Throughout his career, there's been a common thread: how much Jim Beilein prepares his team through the use of video.
In an age of fast-moving and constantly changing technology, this Michigan team is the beneficiary of Beilein's most advanced video training.
"He's obsessed with it," junior guard Manny Harris said. "We watch it every day. You come from class, walk by his office and he'll say, 'Come in; I want to show you something.' I honestly think he wakes up at 5 a.m. and looks at tape -- probably earlier than that."
Indeed, Beilein usually sets aside an hour in the morning to watch at home, so that when he comes into the office, he already has not just watched tape of a practice or a game, but also edited it down for a digestible 20- to 30-minute hit.
"I don't want any distractions, nothing; I just watch it," Beilein said. "I don't have to watch and then come tell someone to cut it. I just cut it and then I'll watch my cuts again."
Video coordinator Matt Duprey has simplified Beilein's laptop icons to make it easier for him to use. Duprey is almost like Kramer on "Seinfeld." If Beilein yells from his office for help with a program or an edit, Duprey comes bursting through the door.

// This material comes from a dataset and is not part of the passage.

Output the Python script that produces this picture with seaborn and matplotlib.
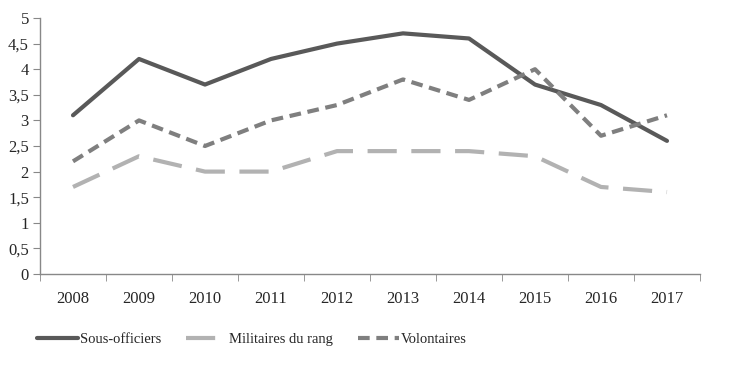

Maybe he's not as animated in his entrances as actor Michael Richards, but he doesn't hesitate when summoned.
"He's always here," Beilein said. "I caught him going to the bathroom once. It really pissed me off."
The computer program allows Beilein to have every practice and game on his laptop as soon as it concludes. This is nothing new to most coaches. But the difference may lie in how hands-on Beilein has become. He has one key on his laptop that starts and stops an edit, and he makes the cuts, over and over again.
"If a kid is in a shooting slump, I'll clip one of him making a shot 10 times so he goes out on the court thinking he made 10 in a row," Beilein said.
As Beilein was watching last Tuesday's practice, he was cutting a sequence in which freshman Eso Akunne moved toward the top of the key and then correctly bounced a pass toward the streaking Blake McLimans, a fellow freshman. But the timing was off. So he cut the video to show the movement first, which was correct, and then the timing of the pass, which was not. The spacing was off during the possession from other players, too, and that was made as a cut as well.
The team watched roughly 40 minutes of video before each practice last season, Beilein's second with the Wolverines. Now he's down to about 20, since this is more of a veteran group and he has refined his own video technique.